- [TASK REQUIREMENTS]:
Would you write out the listing verbatim and skip every picture in it?

******************************

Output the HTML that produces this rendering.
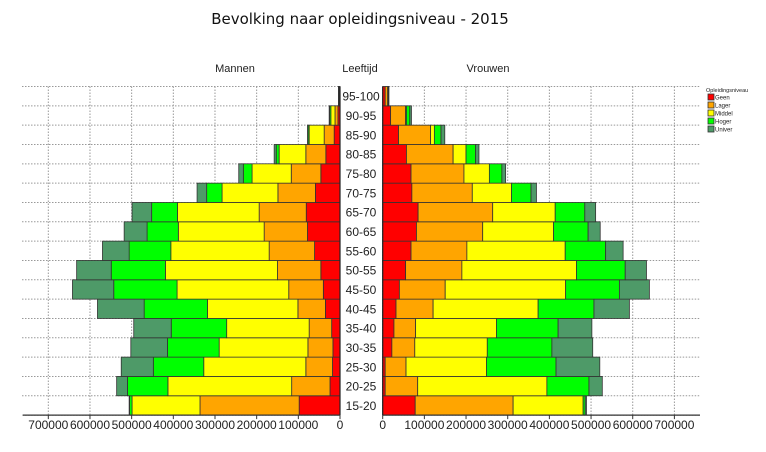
<!DOCTYPE html>
<html><head><meta charset="utf-8"><style>
html,body{margin:0;padding:0;background:#fff;}
svg{display:block;font-family:"Liberation Sans",Arial,sans-serif;}
</style></head><body>
<svg id="chart" width="766" height="452" viewBox="0 0 766 452" xmlns="http://www.w3.org/2000/svg">
<text x="360" y="24" text-anchor="middle" font-family="DejaVu Sans, sans-serif" font-size="15" fill="#111">Bevolking naar opleidingsniveau - 2015</text>
<text x="235" y="72" text-anchor="middle" font-size="11" fill="#222">Mannen</text>
<text x="360" y="72" text-anchor="middle" font-size="11" fill="#222">Leeftijd</text>
<text x="488" y="72" text-anchor="middle" font-size="11" fill="#222">Vrouwen</text>
<g id="grid"></g>
<g id="bars"></g>
<g id="axes"></g>
<g id="legend"></g>
</svg>
<script>
// values in thousands
const ages = ["15-20","20-25","25-30","30-35","35-40","40-45","45-50","50-55","55-60","60-65","65-70","70-75","75-80","80-85","85-90","90-95","95-100"];
const levels = ["Geen","Lager","Middel","Hoger","Univer"];
const menGeen   = [98,24,18,17,20,35,40,46,61,78,81,59,46,34,14,5,1.5];
const menLager  = [238,92,64,60,54,66,83,104,109,104,113,90,71,48,24,7,1];
const menMiddel = [163,297,245,213,198,217,268,269,236,206,196,134,94,64,36,10,0.8];
const menHoger  = [6,97,121,124,133,152,152,130,100,75,62,37,21,7,3,3,0.3];
const menUniver = [1,26,77,88,90,112,99,83,64,55,47,23,11,5,1,1,0.2];
const vrGeen   = [78,6,6,22,27,32,40,55,68,81,85,70,68,57,38,19,6];
const vrLager  = [235,78,50,55,52,89,110,135,134,159,179,145,127,112,77,36,6];
const vrMiddel = [168,310,193,174,194,252,289,275,236,170,150,94,61,31,9,2,1];
const vrHoger  = [5,101,167,155,148,134,129,117,97,83,71,47,30,23,16,8,1];
const vrUniver = [3,32,105,98,81,85,72,51,42,29,26,13,9,8,9,4,1];
const tickValues = [0,100,200,300,400,500,600,700];
const tickLabels = ["0","100000","200000","300000","400000","500000","600000","700000"];
const colors = ["#ff0000","#ffa500","#ffff00","#00ff00","#4e9a68"];

const NS="http://www.w3.org/2000/svg";
const L0=340, R0=382.7, PX=0.4167; // px per thousand
const TOP=86.5, RH=19.33, BOT=TOP+RH*ages.length;
const xL=v=>L0-v*PX, xR=v=>R0+v*PX;
const yRow=i=>BOT-(i+1)*RH;
function mk(tag,attrs,parent){const e=document.createElementNS(NS,tag);for(const k in attrs)e.setAttribute(k,attrs[k]);parent.appendChild(e);return e;}
const grid=document.getElementById('grid'),bars=document.getElementById('bars'),axes=document.getElementById('axes'),legend=document.getElementById('legend');
// grid
for(let i=0;i<=ages.length;i++){const y=TOP+i*RH;
 let g=mk('line',{x1:22,x2:L0,y1:y,y2:y,stroke:'#999','stroke-dasharray':'1.5,1.5','stroke-width':1},grid);
 
 
 g=mk('line',{x1:R0,x2:700,y1:y,y2:y,stroke:'#999','stroke-dasharray':'1.5,1.5','stroke-width':1},grid);
 
 
}
tickValues.forEach(v=>{
 let g=mk('line',{x1:xL(v),x2:xL(v),y1:TOP,y2:BOT,stroke:'#999','stroke-dasharray':'1.5,1.5'},grid);
 
 
 g=mk('line',{x1:xR(v),x2:xR(v),y1:TOP,y2:BOT,stroke:'#999','stroke-dasharray':'1.5,1.5'},grid);
 
 
});
const men=[menGeen,menLager,menMiddel,menHoger,menUniver], vr=[vrGeen,vrLager,vrMiddel,vrHoger,vrUniver];
ages.forEach((a,i)=>{
 const y=yRow(i);
 let cum=0;
 men.forEach((s,k)=>{const v=s[i];
  const r=mk('rect',{x:xL(cum+v),y:y,width:v*PX,height:RH,fill:colors[k],stroke:'#333','stroke-width':0.8},bars);
  
  
  cum+=v;});
 cum=0;
 vr.forEach((s,k)=>{const v=s[i];
  const r=mk('rect',{x:xR(cum),y:y,width:v*PX,height:RH,fill:colors[k],stroke:'#333','stroke-width':0.8},bars);
  
  
  cum+=v;});
 const t=mk('text',{x:361,y:y+RH/2+4.5,'text-anchor':'middle','font-size':12,fill:'#222'},axes);
 t.textContent=a;
 
 
});
// axes
let ax=mk('line',{x1:23,x2:L0,y1:BOT,y2:BOT,stroke:'#333','stroke-width':1.2},axes);


ax=mk('line',{x1:R0,x2:700,y1:BOT,y2:BOT,stroke:'#333','stroke-width':1.2},axes);


ax=mk('line',{x1:L0,x2:L0,y1:TOP,y2:BOT,stroke:'#222','stroke-width':1.2},axes);


ax=mk('line',{x1:R0,x2:R0,y1:TOP,y2:BOT,stroke:'#222','stroke-width':1.2},axes);


tickValues.forEach((v,j)=>{
 [[xL(v),'men'],[xR(v),'women']].forEach(([x,side])=>{
  const tk=mk('line',{x1:x,x2:x,y1:BOT,y2:BOT+4,stroke:'#333'},axes);
  
  
  const t=mk('text',{x:x,y:BOT+14,'text-anchor':'middle','font-size':12,fill:'#222'},axes);
  t.textContent=tickLabels[j];
  
  
 });
});
// legend
const lt=mk('text',{x:706,y:92,'font-size':5.5,fill:'#222'},legend);
lt.textContent='Opleidingsniveau';


levels.forEach((l,k)=>{
 const y=94+k*8;
 const r=mk('rect',{x:708,y:y,width:6,height:6,fill:colors[k],stroke:'#333','stroke-width':0.8},legend);
 
 
 const t=mk('text',{x:715,y:y+5.5,'font-size':6,fill:'#222'},legend);
 t.textContent=l;
 
 
});
</script>
</body></html>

******************************

- [WRITTEN RESPONSE]:
Output the HTML that produces this rendering.
<!DOCTYPE html>
<html><head><meta charset="utf-8"><style>
html,body{margin:0;padding:0;background:#fff;}
svg{display:block;font-family:"Liberation Sans",Arial,sans-serif;}
</style></head><body>
<svg id="chart" width="766" height="452" viewBox="0 0 766 452" xmlns="http://www.w3.org/2000/svg">
<text x="360" y="24" text-anchor="middle" font-family="DejaVu Sans, sans-serif" font-size="15" fill="#111">Bevolking naar opleidingsniveau - 2015</text>
<text x="235" y="72" text-anchor="middle" font-size="11" fill="#222">Mannen</text>
<text x="360" y="72" text-anchor="middle" font-size="11" fill="#222">Leeftijd</text>
<text x="488" y="72" text-anchor="middle" font-size="11" fill="#222">Vrouwen</text>
<g id="grid"></g>
<g id="bars"></g>
<g id="axes"></g>
<g id="legend"></g>
</svg>
<script>
// values in thousands
const ages = ["15-20","20-25","25-30","30-35","35-40","40-45","45-50","50-55","55-60","60-65","65-70","70-75","75-80","80-85","85-90","90-95","95-100"];
const levels = ["Geen","Lager","Middel","Hoger","Univer"];
const menGeen   = [98,24,18,17,20,35,40,46,61,78,81,59,46,34,14,5,1.5];
const menLager  = [238,92,64,60,54,66,83,104,109,104,113,90,71,48,24,7,1];
const menMiddel = [163,297,245,213,198,217,268,269,236,206,196,134,94,64,36,10,0.8];
const menHoger  = [6,97,121,124,133,152,152,130,100,75,62,37,21,7,3,3,0.3];
const menUniver = [1,26,77,88,90,112,99,83,64,55,47,23,11,5,1,1,0.2];
const vrGeen   = [78,6,6,22,27,32,40,55,68,81,85,70,68,57,38,19,6];
const vrLager  = [235,78,50,55,52,89,110,135,134,159,179,145,127,112,77,36,6];
const vrMiddel = [168,310,193,174,194,252,289,275,236,170,150,94,61,31,9,2,1];
const vrHoger  = [5,101,167,155,148,134,129,117,97,83,71,47,30,23,16,8,1];
const vrUniver = [3,32,105,98,81,85,72,51,42,29,26,13,9,8,9,4,1];
const tickValues = [0,100,200,300,400,500,600,700];
const tickLabels = ["0","100000","200000","300000","400000","500000","600000","700000"];
const colors = ["#ff0000","#ffa500","#ffff00","#00ff00","#4e9a68"];

const NS="http://www.w3.org/2000/svg";
const L0=340, R0=382.7, PX=0.4167; // px per thousand
const TOP=86.5, RH=19.33, BOT=TOP+RH*ages.length;
const xL=v=>L0-v*PX, xR=v=>R0+v*PX;
const yRow=i=>BOT-(i+1)*RH;
function mk(tag,attrs,parent){const e=document.createElementNS(NS,tag);for(const k in attrs)e.setAttribute(k,attrs[k]);parent.appendChild(e);return e;}
const grid=document.getElementById('grid'),bars=document.getElementById('bars'),axes=document.getElementById('axes'),legend=document.getElementById('legend');
// grid
for(let i=0;i<=ages.length;i++){const y=TOP+i*RH;
 let g=mk('line',{x1:22,x2:L0,y1:y,y2:y,stroke:'#999','stroke-dasharray':'1.5,1.5','stroke-width':1},grid);
 
 
 g=mk('line',{x1:R0,x2:700,y1:y,y2:y,stroke:'#999','stroke-dasharray':'1.5,1.5','stroke-width':1},grid);
 
 
}
tickValues.forEach(v=>{
 let g=mk('line',{x1:xL(v),x2:xL(v),y1:TOP,y2:BOT,stroke:'#999','stroke-dasharray':'1.5,1.5'},grid);
 
 
 g=mk('line',{x1:xR(v),x2:xR(v),y1:TOP,y2:BOT,stroke:'#999','stroke-dasharray':'1.5,1.5'},grid);
 
 
});
const men=[menGeen,menLager,menMiddel,menHoger,menUniver], vr=[vrGeen,vrLager,vrMiddel,vrHoger,vrUniver];
ages.forEach((a,i)=>{
 const y=yRow(i);
 let cum=0;
 men.forEach((s,k)=>{const v=s[i];
  const r=mk('rect',{x:xL(cum+v),y:y,width:v*PX,height:RH,fill:colors[k],stroke:'#333','stroke-width':0.8},bars);
  
  
  cum+=v;});
 cum=0;
 vr.forEach((s,k)=>{const v=s[i];
  const r=mk('rect',{x:xR(cum),y:y,width:v*PX,height:RH,fill:colors[k],stroke:'#333','stroke-width':0.8},bars);
  
  
  cum+=v;});
 const t=mk('text',{x:361,y:y+RH/2+4.5,'text-anchor':'middle','font-size':12,fill:'#222'},axes);
 t.textContent=a;
 
 
});
// axes
let ax=mk('line',{x1:23,x2:L0,y1:BOT,y2:BOT,stroke:'#333','stroke-width':1.2},axes);


ax=mk('line',{x1:R0,x2:700,y1:BOT,y2:BOT,stroke:'#333','stroke-width':1.2},axes);


ax=mk('line',{x1:L0,x2:L0,y1:TOP,y2:BOT,stroke:'#222','stroke-width':1.2},axes);


ax=mk('line',{x1:R0,x2:R0,y1:TOP,y2:BOT,stroke:'#222','stroke-width':1.2},axes);


tickValues.forEach((v,j)=>{
 [[xL(v),'men'],[xR(v),'women']].forEach(([x,side])=>{
  const tk=mk('line',{x1:x,x2:x,y1:BOT,y2:BOT+4,stroke:'#333'},axes);
  
  
  const t=mk('text',{x:x,y:BOT+14,'text-anchor':'middle','font-size':12,fill:'#222'},axes);
  t.textContent=tickLabels[j];
  
  
 });
});
// legend
const lt=mk('text',{x:706,y:92,'font-size':5.5,fill:'#222'},legend);
lt.textContent='Opleidingsniveau';


levels.forEach((l,k)=>{
 const y=94+k*8;
 const r=mk('rect',{x:708,y:y,width:6,height:6,fill:colors[k],stroke:'#333','stroke-width':0.8},legend);
 
 
 const t=mk('text',{x:715,y:y+5.5,'font-size':6,fill:'#222'},legend);
 t.textContent=l;
 
 
});
</script>
</body></html>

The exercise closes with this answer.